WRITTEN TASK ▸ Leave out the pictures and retype only the lines from the opening line to the line that holds "const fontSize = 34.5;", both ends included.

DATA PROVIDED ▸
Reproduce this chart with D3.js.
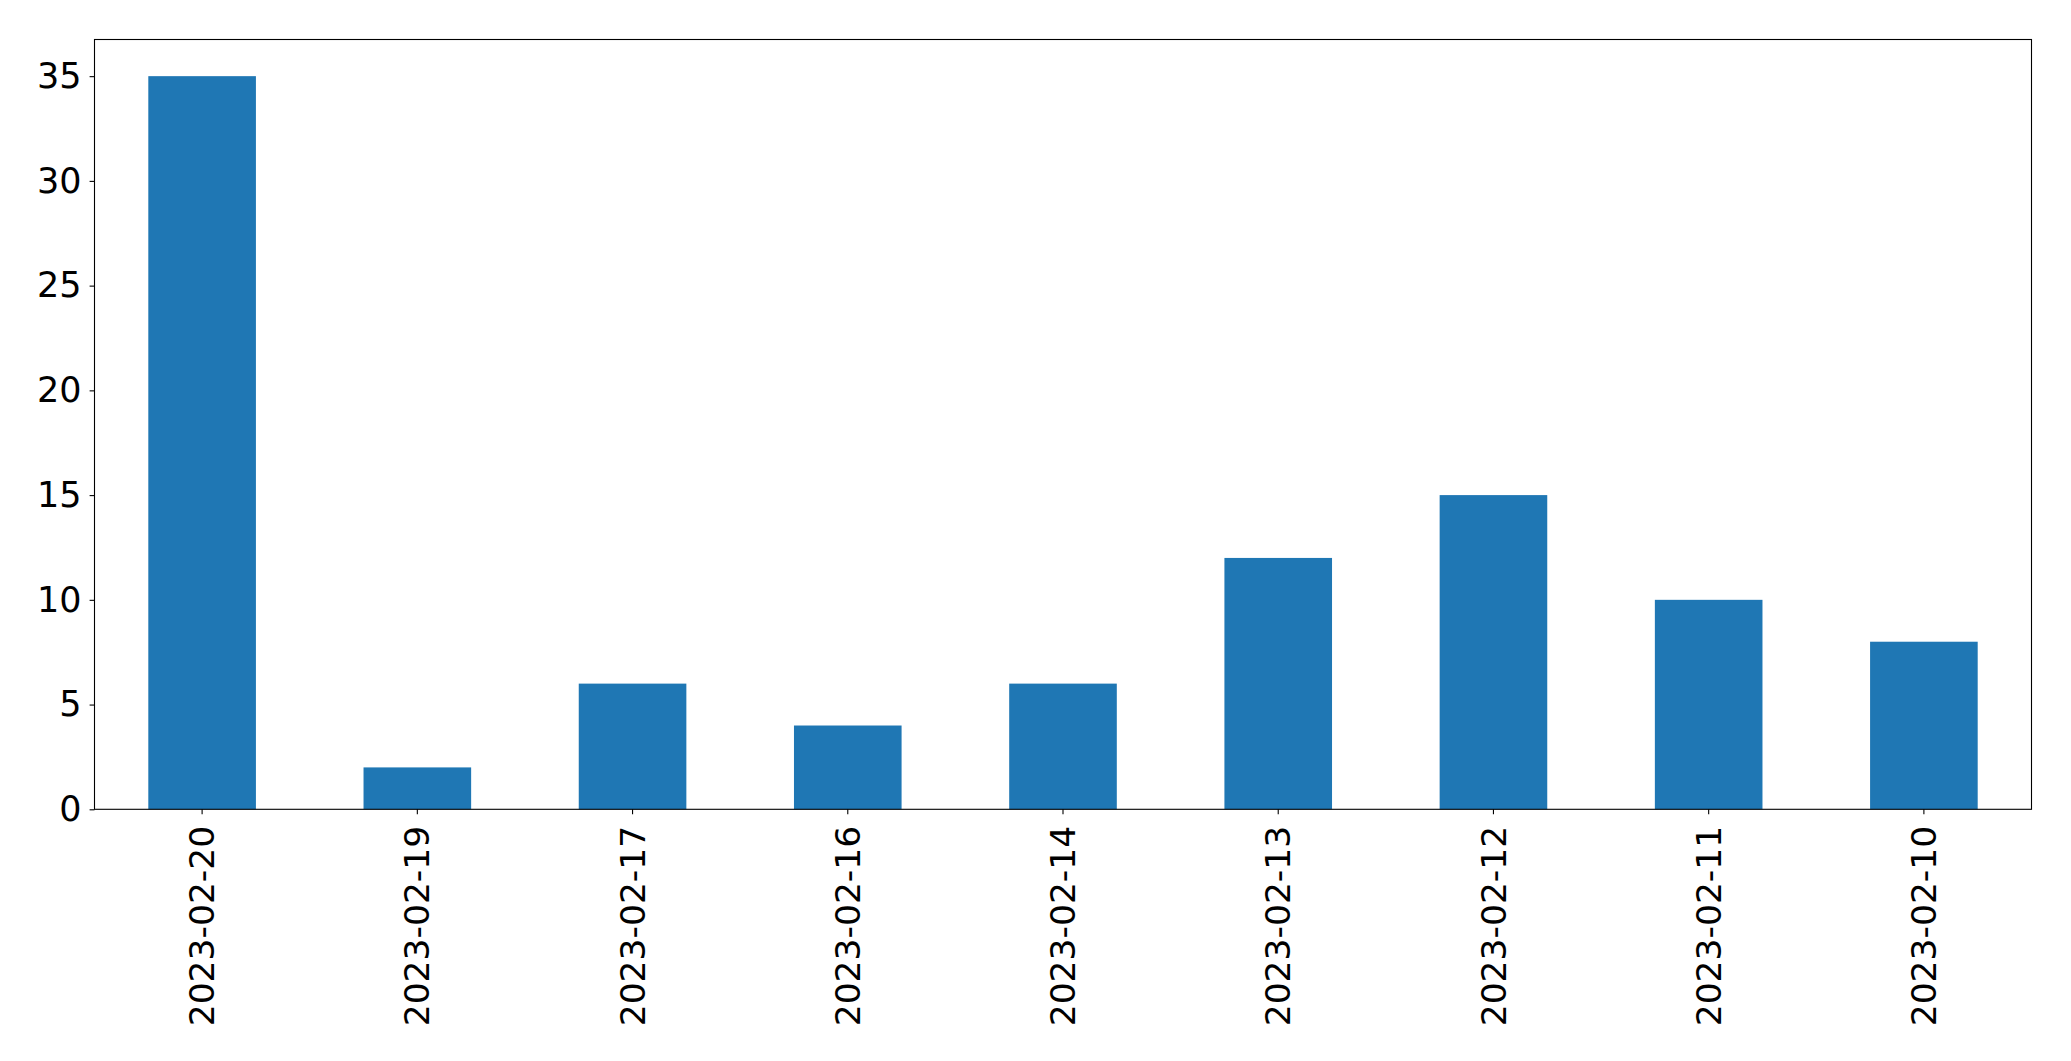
<!DOCTYPE html>
<html>
<head>
<meta charset="utf-8">
<script src="https://cdn.jsdelivr.net/npm/d3@7"></script>
<style>
  html, body { margin: 0; padding: 0; background: #fff; }
  svg { display: block; }
  text { font-family: "DejaVu Sans", sans-serif; fill: #000; }
</style>
</head>
<body>
<script>
const categories = ["2023-02-20","2023-02-19","2023-02-17","2023-02-16","2023-02-14","2023-02-13","2023-02-12","2023-02-11","2023-02-10"];
const values = [35, 2, 6, 4, 6, 12, 15, 10, 8];
const yTicks = [0, 5, 10, 15, 20, 25, 30, 35];

const W = 2071, H = 1061;
const m = { left: 94.5, right: W - 2031.5, top: 39.5, bottom: H - 809.3 };
const fontSize = 34.5;

const svg = d3.select("body").append("svg").attr("width", W).attr("height", H);

const x = d3.scaleBand().domain(categories).range([m.left, W - m.right]).paddingInner(0.5).paddingOuter(0.25);
const y = d3.scaleLinear().domain([0, 35 * 1.05]).range([H - m.bottom, m.top]);

svg.append("g").selectAll("rect").data(values).join("rect")
  .attr("x", (d, i) => x(categories[i]))
  .attr("width", x.bandwidth())
  .attr("y", d => y(d))
  .attr("height", d => y(0) - y(d))
  .attr("fill", "#1f77b4");

const yAxis = svg.append("g").attr("transform", `translate(${m.left},0)`)
  .call(d3.axisLeft(y).tickValues(yTicks).tickSize(4.9).tickPadding(8).tickFormat(d3.format("d")));
yAxis.select(".domain").remove();
yAxis.selectAll("line").attr("stroke", "#000").attr("stroke-width", 1.1);
yAxis.selectAll("text").attr("font-size", 35).attr("font-family", "DejaVu Sans").attr("fill", "#000");

const xAxis = svg.append("g").attr("transform", `translate(0,${H - m.bottom})`)
  .call(d3.axisBottom(x).tickSize(4.9).tickPadding(0));
xAxis.select(".domain").remove();
xAxis.selectAll("line").attr("stroke", "#000").attr("stroke-width", 1.1);
xAxis.selectAll("text")
  .attr("font-size", fontSize).attr("font-family", "DejaVu Sans").attr("fill", "#000")
  .attr("transform", "rotate(-90)")
  .attr("text-anchor", "end")
  .attr("x", -16.5)
  .attr("y", 0)
  .attr("dy", "0.35em");

svg.append("rect")
  .attr("x", m.left).attr("y", m.top)
  .attr("width", W - m.right - m.left).attr("height", H - m.bottom - m.top)
  .attr("fill", "none").attr("stroke", "#000").attr("stroke-width", 1.1);
</script>
</body>
</html>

REPLY TO THE TASK ▸
Reproduce this chart with D3.js.
<!DOCTYPE html>
<html>
<head>
<meta charset="utf-8">
<script src="https://cdn.jsdelivr.net/npm/d3@7"></script>
<style>
  html, body { margin: 0; padding: 0; background: #fff; }
  svg { display: block; }
  text { font-family: "DejaVu Sans", sans-serif; fill: #000; }
</style>
</head>
<body>
<script>
const categories = ["2023-02-20","2023-02-19","2023-02-17","2023-02-16","2023-02-14","2023-02-13","2023-02-12","2023-02-11","2023-02-10"];
const values = [35, 2, 6, 4, 6, 12, 15, 10, 8];
const yTicks = [0, 5, 10, 15, 20, 25, 30, 35];

const W = 2071, H = 1061;
const m = { left: 94.5, right: W - 2031.5, top: 39.5, bottom: H - 809.3 };
const fontSize = 34.5;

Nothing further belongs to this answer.